The verdict - B- to B+, depending on how much your knickers get in a knot over this "not actually all that evil" evil business. I'm sure they could have made an M-rated version that could have gotten an A even with the PC controls emulating a console pad. And that's the word from Bandit Camp...

2 comments:

Gas Bandit said...

I see from my stat tracker that a lot of people are arriving at this review looking for how to defeat Melvin Underbelly via Google.

Well, I'll tell you how I did it at least. It wasn't pretty, but hey, it worked.

HOW TO DEFEAT MELVIN UNDERBELLY:

Start off by sending all your minions after him. This should do enough damage to get him rolling around like crazy, which will quickly squish all your little sycophants. The trick now is to stay to his side while he's rolling around, until he runs into something and stops rolling.
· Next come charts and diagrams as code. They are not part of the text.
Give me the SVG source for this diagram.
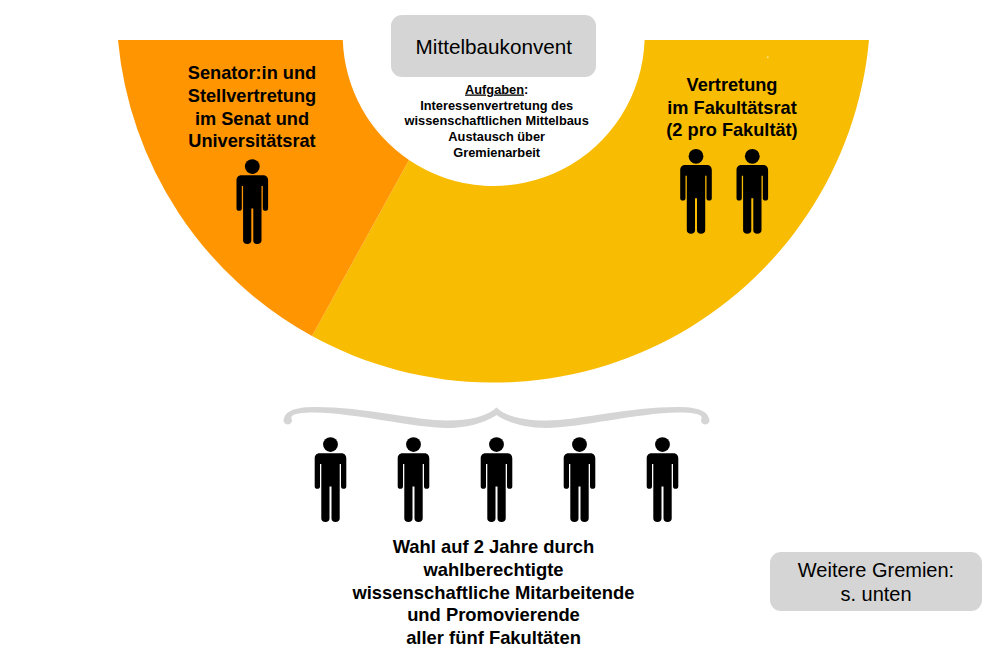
<svg xmlns="http://www.w3.org/2000/svg" width="992" height="663" viewBox="0 0 992 663">
<style>
text{font-family:"Liberation Sans",Arial,sans-serif;fill:#000;text-anchor:middle}
.h{font-size:18.2px;font-weight:bold}
.s{font-size:12.8px;font-weight:bold}
.b{font-size:20px}
.t{font-size:20.7px}
.w{font-size:18.4px;font-weight:bold}
.box{fill:#d5d5d5}
</style>
<defs>
<symbol id="p" overflow="visible">
<circle cx="0" cy="-77.400" r="7.400" fill="#000"/>
<path d="M-11-68.700H11C14-68.700 15.800-66.500 15.800-63.500V-35.500C15.800-34 14.800-33.200 13.200-33.200C11.500-33.200 10.500-34 10.500-35.500V-58H9.200V-3.500C9.200-1.200 7.500 0 5 0C2.500 0 1-1.200 1-3.500V-35.500H-1V-3.500C-1-1.200-2.500 0-5 0C-7.500 0-9.200-1.200-9.200-3.500V-58H-10.500V-35.500C-10.500-34-11.500-33.200-13.200-33.200C-14.800-33.200-15.800-34-15.800-35.500V-63.500C-15.800-66.500-14-68.700-11-68.700Z" fill="#000"/>
</symbol>
</defs>
<rect width="992" height="663" fill="#fff"/>
<g id="arc-yellow"><path d="M644.600 40H869A377 377 0 0 1 312 336L409 160A151 151 0 0 0 644.600 40Z" fill="#f8bc03"/><rect x="767" y="56.500" width="1.500" height="1.500" fill="#fde7a0"/></g>
<g id="arc-orange"><path d="M118 40H342.800A151 151 0 0 0 409 160L312 336A377 377 0 0 1 118 40Z" fill="#ff9500"/></g>
<g id="mittelbaukonvent"><rect class="box" x="391" y="15" width="205" height="62" rx="11"/><text class="t" x="493.800" y="53.500">Mittelbaukonvent</text></g>
<g id="aufgaben">
<text class="s" x="496.700" y="93.500"><tspan text-decoration="underline">Aufgaben</tspan>:</text>
<text class="s" x="496.700" y="109.500">Interessenvertretung des</text>
<text class="s" x="496.700" y="125">wissenschaftlichen Mittelbaus</text>
<text class="s" x="496.700" y="141">Austausch über</text>
<text class="s" x="496.700" y="157">Gremienarbeit</text>
</g>
<g id="senator">
<text class="h" x="252" y="79">Senator:in und</text>
<text class="h" x="252" y="102">Stellvertretung</text>
<text class="h" x="252" y="124.500">im Senat und</text>
<text class="h" x="252" y="147">Universitätsrat</text>
<use href="#p" x="252.300" y="244"/>
</g>
<g id="vertretung">
<text class="h" x="732" y="91">Vertretung</text>
<text class="h" x="732" y="113.500">im Fakultätsrat</text>
<text class="h" x="732" y="136">(2 pro Fakultät)</text>
<use href="#p" x="696" y="233.700"/>
<use href="#p" x="752.300" y="233.700"/>
</g>
<g id="klammer"><path d="M496.500 407.500C488 416 470 420.500 447 420.500C415 420.500 365 407 315 407C298 407 286 410 284 418.500A4.200 4.200 0 1 0 291.500 418.500C290 414 300 412.500 315 412.500C355 413 415 428 447 428C470 428 488 421 496.500 415C505 421 523 428 546 428C578 428 638 413 678 412.500C693 412.500 703 414 701.500 418.500A4.200 4.200 0 1 0 709 418.500C707 410 695 407 678 407C628 407 578 420.500 546 420.500C523 420.500 505 416 496.500 407.500Z" fill="#d5d5d5"/></g>
<g id="waehler">
<use href="#p" x="330.500" y="522"/>
<use href="#p" x="413.500" y="522"/>
<use href="#p" x="496.500" y="522"/>
<use href="#p" x="579.500" y="522"/>
<use href="#p" x="662.500" y="522"/>
<text class="w" x="493.500" y="553">Wahl auf 2 Jahre durch</text>
<text class="w" x="493.500" y="575.500">wahlberechtigte</text>
<text class="w" x="493.500" y="598.500">wissenschaftliche Mitarbeitende</text>
<text class="w" x="493.500" y="621">und Promovierende</text>
<text class="w" x="493.500" y="644">aller fünf Fakultäten</text>
</g>
<g id="weitere"><rect class="box" x="770" y="552" width="212" height="59" rx="11"/>
<text class="b" x="876" y="577">Weitere Gremien:</text>
<text class="b" x="876" y="601">s. unten</text></g>
</svg>
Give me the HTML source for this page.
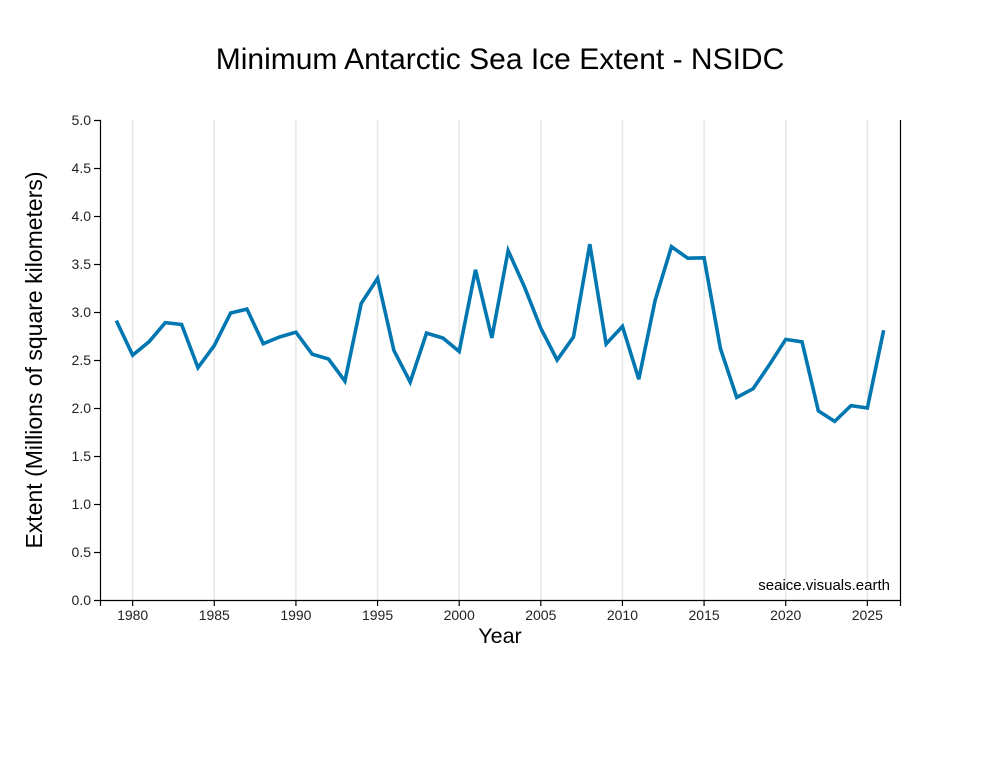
<!DOCTYPE html>
<html>
<head>
<meta charset="utf-8">
<style>
  html, body { margin: 0; padding: 0; background: #fff; }
  svg { display: block; font-family: "Liberation Sans", Arial, sans-serif; }
</style>
</head>
<body>
<svg width="1000" height="780" viewBox="0 0 1000 780" xmlns="http://www.w3.org/2000/svg">
  <rect width="1000" height="780" fill="#fff"/>
  <text x="500" y="69" text-anchor="middle" font-size="30" fill="#000">Minimum Antarctic Sea Ice Extent - NSIDC</text>

  <!-- vertical grid lines -->
  <g stroke="#e6e6e6" stroke-width="1.5">
    <line x1="132.65" y1="120" x2="132.65" y2="600"/>
    <line x1="214.29" y1="120" x2="214.29" y2="600"/>
    <line x1="295.92" y1="120" x2="295.92" y2="600"/>
    <line x1="377.55" y1="120" x2="377.55" y2="600"/>
    <line x1="459.18" y1="120" x2="459.18" y2="600"/>
    <line x1="540.82" y1="120" x2="540.82" y2="600"/>
    <line x1="622.45" y1="120" x2="622.45" y2="600"/>
    <line x1="704.08" y1="120" x2="704.08" y2="600"/>
    <line x1="785.71" y1="120" x2="785.71" y2="600"/>
    <line x1="867.35" y1="120" x2="867.35" y2="600"/>
  </g>

  <!-- axes -->
  <g stroke="#000" stroke-width="1.2" fill="none">
    <path d="M94,120.5 H100.5 V600.5 H94"/>
    <path d="M100.5,606 V600.5 H900.5 V606"/>
    <line x1="900.5" y1="120" x2="900.5" y2="600.5"/>
    <!-- y ticks -->
    <line x1="94" y1="168.5" x2="100" y2="168.5"/>
    <line x1="94" y1="216.5" x2="100" y2="216.5"/>
    <line x1="94" y1="264.5" x2="100" y2="264.5"/>
    <line x1="94" y1="312.5" x2="100" y2="312.5"/>
    <line x1="94" y1="360.5" x2="100" y2="360.5"/>
    <line x1="94" y1="408.5" x2="100" y2="408.5"/>
    <line x1="94" y1="456.5" x2="100" y2="456.5"/>
    <line x1="94" y1="504.5" x2="100" y2="504.5"/>
    <line x1="94" y1="552.5" x2="100" y2="552.5"/>
    <!-- x ticks -->
    <line x1="132.65" y1="600" x2="132.65" y2="606"/>
    <line x1="214.29" y1="600" x2="214.29" y2="606"/>
    <line x1="295.92" y1="600" x2="295.92" y2="606"/>
    <line x1="377.55" y1="600" x2="377.55" y2="606"/>
    <line x1="459.18" y1="600" x2="459.18" y2="606"/>
    <line x1="540.82" y1="600" x2="540.82" y2="606"/>
    <line x1="622.45" y1="600" x2="622.45" y2="606"/>
    <line x1="704.08" y1="600" x2="704.08" y2="606"/>
    <line x1="785.71" y1="600" x2="785.71" y2="606"/>
    <line x1="867.35" y1="600" x2="867.35" y2="606"/>
  </g>

  <!-- y tick labels -->
  <g font-size="14" fill="#222" text-anchor="end">
    <text x="91" y="125">5.0</text>
    <text x="91" y="173">4.5</text>
    <text x="91" y="221">4.0</text>
    <text x="91" y="269">3.5</text>
    <text x="91" y="317">3.0</text>
    <text x="91" y="365">2.5</text>
    <text x="91" y="413">2.0</text>
    <text x="91" y="461">1.5</text>
    <text x="91" y="509">1.0</text>
    <text x="91" y="557">0.5</text>
    <text x="91" y="605">0.0</text>
  </g>

  <!-- x tick labels -->
  <g font-size="14" fill="#222" text-anchor="middle">
    <text x="132.65" y="620">1980</text>
    <text x="214.29" y="620">1985</text>
    <text x="295.92" y="620">1990</text>
    <text x="377.55" y="620">1995</text>
    <text x="459.18" y="620">2000</text>
    <text x="540.82" y="620">2005</text>
    <text x="622.45" y="620">2010</text>
    <text x="704.08" y="620">2015</text>
    <text x="785.71" y="620">2020</text>
    <text x="867.35" y="620">2025</text>
  </g>

  <text x="500" y="643" text-anchor="middle" font-size="21.5" fill="#000">Year</text>
  <text transform="translate(42,360) rotate(-90)" text-anchor="middle" font-size="23" fill="#000">Extent (Millions of square kilometers)</text>

  <text x="890" y="590" text-anchor="end" font-size="15" fill="#000">seaice.visuals.earth</text>

  <polyline fill="none" stroke="#0077b0" stroke-width="3.6" stroke-linejoin="miter"
    points="116.33,320.6 132.65,355.2 148.98,341.8 165.31,322.6 181.63,324.5 197.96,367.7 214.29,345.6 230.61,313 246.94,309.1 263.27,343.7 279.59,337 295.92,332.2 312.24,354.2 328.57,359 344.9,381.1 361.22,303.4 377.55,278.4 393.88,350.4 410.2,382.1 426.53,333.1 442.86,338 459.18,351.4 475.51,269.8 491.84,337.9 508.16,250.6 524.49,287 540.82,328.3 557.14,360 573.47,337 589.8,244.2 606.12,344 622.45,326.4 638.78,379.2 655.1,300.5 671.43,246.7 687.76,258.2 704.08,257.8 720.41,348.5 736.73,397.4 753.06,388.8 769.39,364.8 785.71,339.4 802.04,341.8 818.37,410.9 834.69,421.4 851.02,405.6 867.35,408 883.67,330.2"/>
</svg>
</body>
</html>
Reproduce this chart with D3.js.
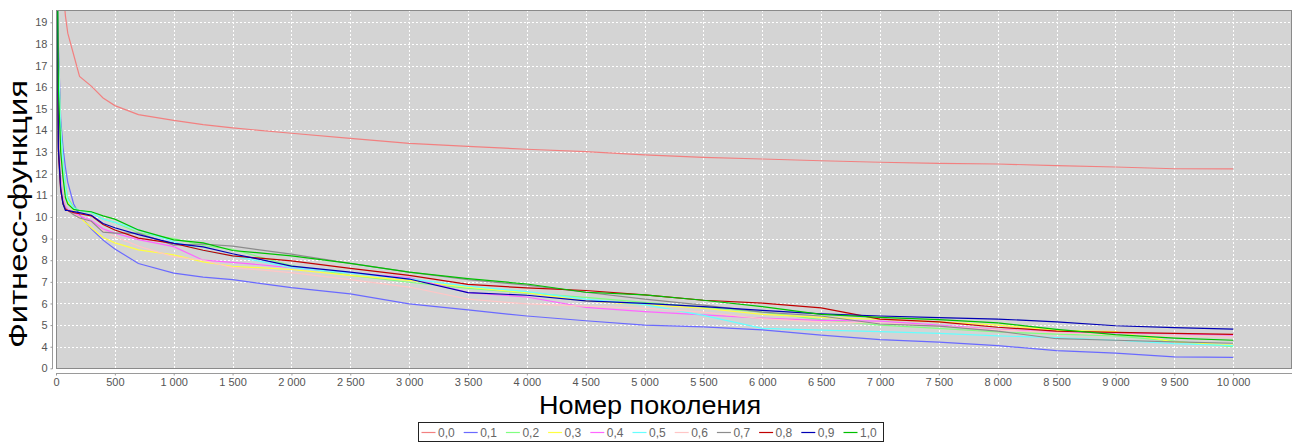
<!DOCTYPE html>
<html lang="ru">
    <head>
        <meta charset="UTF-8">
        <title>Фитнесс-функция</title>
        <script type="text/javascript" src="https://cdn.jsdelivr.net/npm/d3@7"></script>
        <style>
         body { margin: 0; background: #fff; font-family: "Liberation Sans", Arial, sans-serif; }
        </style>
    </head>

    <body>
      <div id="svgcontainer"></div>
        <script>
            const width = 1295;
            const height = 446;

            // generation numbers shared by all series
            const gens = [0, 20, 40, 60, 80, 100, 150, 200, 300, 400, 500, 700, 1000, 1250, 1500,
                2000, 2500, 3000, 3500, 4000, 4500, 5000, 5500, 6000, 6500, 7000, 7500, 8000,
                8500, 9000, 9500, 10000];

            // fitness values per mutation setting
            const fit00 = [32, 27, 23, 20.6, 19.3, 18.5, 17.5, 16.5, 16.05, 15.5, 15.15, 14.73, 14.47, 14.27, 14.12,
                13.87, 13.63, 13.4, 13.26, 13.13, 13.02, 12.87, 12.76, 12.68, 12.6, 12.53, 12.48, 12.45,
                12.37, 12.31, 12.23, 12.22];
            const fit01 = [30, 18.0, 14.5, 13.2, 12.3, 11.6, 10.6, 10.1, 9.45, 8.93, 8.52, 7.85, 7.4, 7.22, 7.1,
                6.73, 6.44, 5.98, 5.7, 5.42, 5.2, 5.0, 4.92, 4.78, 4.54, 4.33, 4.21, 4.05,
                3.82, 3.7, 3.53, 3.51];
            const fit02 = [30, 17.5, 14.2, 12.6, 11.5, 10.9, 10.45, 10.3, 10.2, 9.9, 9.75, 9.27, 9.0, 8.68, 8.5,
                7.75, 7.3, 6.98, 6.7, 6.48, 6.28, 6.05, 5.83, 5.6, 5.25, 5.0, 4.85, 4.68,
                4.58, 4.5, 4.26, 4.0];
            const fit03 = [30, 17.0, 13.8, 12.3, 11.3, 10.7, 10.3, 10.0, 9.5, 9.05, 8.8, 8.48, 8.25, 7.92, 7.72,
                7.57, 7.3, 7.07, 6.75, 6.5, 6.12, 5.95, 5.78, 5.5, 5.36, 5.27, 5.15, 5.0,
                4.76, 4.7, 4.22, 4.08];
            const fit04 = [30, 14.5, 11.8, 10.9, 10.5, 10.35, 10.2, 10.05, 9.84, 9.45, 9.25, 8.95, 8.63, 8.0, 7.9,
                7.66, 7.42, 7.2, 6.5, 6.3, 5.82, 5.62, 5.47, 5.32, 5.22, 5.18, 5.0, 4.8,
                4.68, 4.64, 4.6, 4.54];
            const fit05 = [30, 17.2, 14.0, 12.5, 11.4, 10.8, 10.4, 10.3, 10.22, 9.9, 9.75, 9.4, 8.86, 8.45, 8.2,
                7.66, 7.4, 7.14, 6.8, 6.55, 6.2, 5.95, 5.45, 4.85, 4.77, 4.7, 4.62, 4.5,
                4.42, 4.3, 4.14, 4.05];
            const fit06 = [30, 14.5, 11.6, 10.8, 10.4, 10.25, 10.1, 9.95, 9.75, 9.35, 9.1, 8.65, 8.16, 8.0, 7.66,
                7.43, 7.1, 6.76, 6.2, 5.98, 5.88, 5.78, 5.6, 5.3, 5.14, 5.1, 4.95, 4.78,
                4.65, 4.55, 4.5, 4.45];
            const fit07 = [30, 13.5, 11.4, 10.7, 10.4, 10.3, 10.1, 9.95, 9.8, 9.3, 9.25, 9.25, 8.7, 8.75, 8.65,
                8.28, 7.85, 7.45, 7.1, 6.85, 6.52, 6.2, 5.92, 5.6, 5.42, 5.05, 4.95, 4.72,
                4.37, 4.3, 4.22, 4.16];
            const fit08 = [30, 13.0, 11.2, 10.6, 10.35, 10.3, 10.2, 10.15, 10.05, 9.65, 9.4, 9.02, 8.78, 8.46, 8.2,
                7.97, 7.62, 7.3, 6.88, 6.72, 6.6, 6.4, 6.15, 6.02, 5.8, 5.28, 5.15, 4.9,
                4.72, 4.66, 4.62, 4.57];
            const fit09 = [30, 13.2, 11.3, 10.6, 10.3, 10.3, 10.25, 10.2, 10.08, 9.7, 9.5, 9.18, 8.78, 8.62, 8.3,
                7.73, 7.45, 7.13, 6.5, 6.38, 6.12, 6.0, 5.85, 5.68, 5.52, 5.42, 5.35, 5.28,
                5.15, 4.97, 4.88, 4.81];
            const fit10 = [30, 16, 13, 11.8, 10.9, 10.6, 10.35, 10.3, 10.24, 10.05, 9.9, 9.4, 8.94, 8.8, 8.45,
                8.2, 7.85, 7.45, 7.15, 6.9, 6.52, 6.4, 6.15, 5.85, 5.5, 5.36, 5.25, 5.1,
                4.8, 4.56, 4.4, 4.3];

            const seriesNames = ["0,0", "0,1", "0,2", "0,3", "0,4", "0,5", "0,6", "0,7", "0,8", "0,9", "1,0"];
            const seriesValues = [fit00, fit01, fit02, fit03, fit04, fit05, fit06, fit07, fit08, fit09, fit10];
            const seriesColors = ["#f28080", "#6a6aff", "#80ff80", "#ffff40", "#ff66ff", "#66ffff",
                "#ffc6c6", "#8c8c8c", "#c00000", "#0000b4", "#00c000"];

            const xTicks = [0, 500, 1000, 1500, 2000, 2500, 3000, 3500, 4000, 4500, 5000, 5500,
                6000, 6500, 7000, 7500, 8000, 8500, 9000, 9500, 10000];
            const yTicks = [3, 4, 5, 6, 7, 8, 9, 10, 11, 12, 13, 14, 15, 16, 17, 18, 19];
            const yTickLabels = ["0", "4", "5", "6", "7", "8", "9", "10", "11", "12", "13", "14",
                "15", "16", "17", "18", "19"];

            // plot box
            const plot = { left: 56, right: 1292, top: 10, bottom: 369 };

            const x = d3.scaleLinear().domain([0, 10500]).range([plot.left, plot.right]);
            const y = d3.scaleLinear().domain([2.97, 19.57]).range([plot.bottom, plot.top]);

            const svg = d3.select("#svgcontainer")
                .append("svg")
                .attr("width", width)
                .attr("height", height)
                .attr("viewBox", [0, 0, width, height]);

            svg.append("defs")
                .append("clipPath")
                .attr("id", "clip")
                .append("rect")
                .attr("x", plot.left)
                .attr("y", plot.top)
                .attr("width", plot.right - plot.left)
                .attr("height", plot.bottom - plot.top);

            // plot background
            svg.append("rect")
                .attr("x", plot.left)
                .attr("y", plot.top)
                .attr("width", plot.right - plot.left)
                .attr("height", plot.bottom - plot.top)
                .attr("fill", "#d4d4d4");

            // grid lines
            svg.append("g")
                .selectAll("line")
                .data(xTicks)
                .enter().append("line")
                .attr("x1", d => Math.round(x(d)) + 0.5)
                .attr("x2", d => Math.round(x(d)) + 0.5)
                .attr("y1", plot.top)
                .attr("y2", plot.bottom)
                .attr("stroke", "#ffffff")
                .attr("stroke-dasharray", "2,2");

            svg.append("g")
                .selectAll("line")
                .data(yTicks)
                .enter().append("line")
                .attr("x1", plot.left)
                .attr("x2", plot.right)
                .attr("y1", d => Math.round(y(d)) + 0.5)
                .attr("y2", d => Math.round(y(d)) + 0.5)
                .attr("stroke", "#ffffff")
                .attr("stroke-dasharray", "2,2");

            // series lines
            const line = d3.line()
                .x((d, i) => x(gens[i]))
                .y(d => y(d));

            svg.append("g")
                .attr("clip-path", "url(#clip)")
                .selectAll("path")
                .data(seriesValues)
                .enter().append("path")
                .attr("d", d => line(d))
                .attr("fill", "none")
                .attr("stroke", (d, i) => seriesColors[i])
                .attr("stroke-width", 1.2);

            // plot outline
            svg.append("rect")
                .attr("x", plot.left + 0.5)
                .attr("y", plot.top + 0.5)
                .attr("width", plot.right - plot.left - 1)
                .attr("height", plot.bottom - plot.top - 1)
                .attr("fill", "none")
                .attr("stroke", "#8a8a8a");

            // axes
            const yAxis = d3.axisLeft(y)
                .tickValues(yTicks)
                .tickFormat((d, i) => yTickLabels[i])
                .tickSize(2)
                .tickPadding(3);

            const yAxisG = svg.append("g")
                .attr("transform", "translate(52.5,0)")
                .call(yAxis);

            const xAxis = d3.axisBottom(x)
                .tickValues(xTicks)
                .tickFormat(d => d3.format(",")(d).replace(/,/g, " "))
                .tickSize(2)
                .tickPadding(3);

            const xAxisG = svg.append("g")
                .attr("transform", "translate(0,373.5)")
                .call(xAxis);

            yAxisG.select(".domain").attr("d", "M0," + plot.top + "V" + plot.bottom);
            xAxisG.select(".domain").attr("d", "M" + plot.left + ",0H" + plot.right);

            svg.selectAll(".domain").attr("stroke", "#9a9a9a");
            svg.selectAll(".tick line").attr("stroke", "#9a9a9a");
            svg.selectAll(".tick text")
                .attr("fill", "#555")
                .style("font-family", "'Liberation Sans', Arial, sans-serif")
                .style("font-size", "11px");

            // axis titles
            svg.append("text")
                .attr("transform", "translate(27,214) rotate(-90)")
                .attr("text-anchor", "middle")
                .attr("textLength", 268)
                .attr("lengthAdjust", "spacingAndGlyphs")
                .style("font-size", "26px")
                .attr("fill", "#000")
                .text("Фитнесс-функция");

            svg.append("text")
                .attr("x", 650)
                .attr("y", 414)
                .attr("text-anchor", "middle")
                .attr("textLength", 222)
                .attr("lengthAdjust", "spacingAndGlyphs")
                .style("font-size", "26px")
                .attr("fill", "#000")
                .text("Номер поколения");

            // legend
            const legend = svg.append("g");
            legend.append("rect")
                .attr("x", 418.5)
                .attr("y", 422.5)
                .attr("width", 465)
                .attr("height", 19)
                .attr("fill", "#fff")
                .attr("stroke", "#222");

            const items = legend.selectAll("g")
                .data(seriesNames)
                .enter().append("g")
                .attr("transform", (d, i) => "translate(" + (421.5 + i * 42.2) + ",0)");

            items.append("line")
                .attr("x1", 0)
                .attr("x2", 14)
                .attr("y1", 432.5)
                .attr("y2", 432.5)
                .attr("stroke", (d, i) => seriesColors[i])
                .attr("stroke-width", 1.2);

            items.append("text")
                .attr("x", 16.5)
                .attr("y", 437)
                .attr("fill", "#666")
                .style("font-size", "12px")
                .text(d => d);
        </script>
    </body>
</html>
Then just hack at him with your axe while he slowly turns to face you. When he is facing you at last, he'll start rolling again so get out of the way. Just repeat as necessary, and you'll wear him down eventually.

UncleDrax said...

Actually you can save your minions from a squishy death if, when Melvin goes to start rolling (he has an animation that indicates it), you start moving and make sure you recall your minions at the same time (RMB-hold).
Wacking Melvin goes alot faster if you got some browns to help ya :]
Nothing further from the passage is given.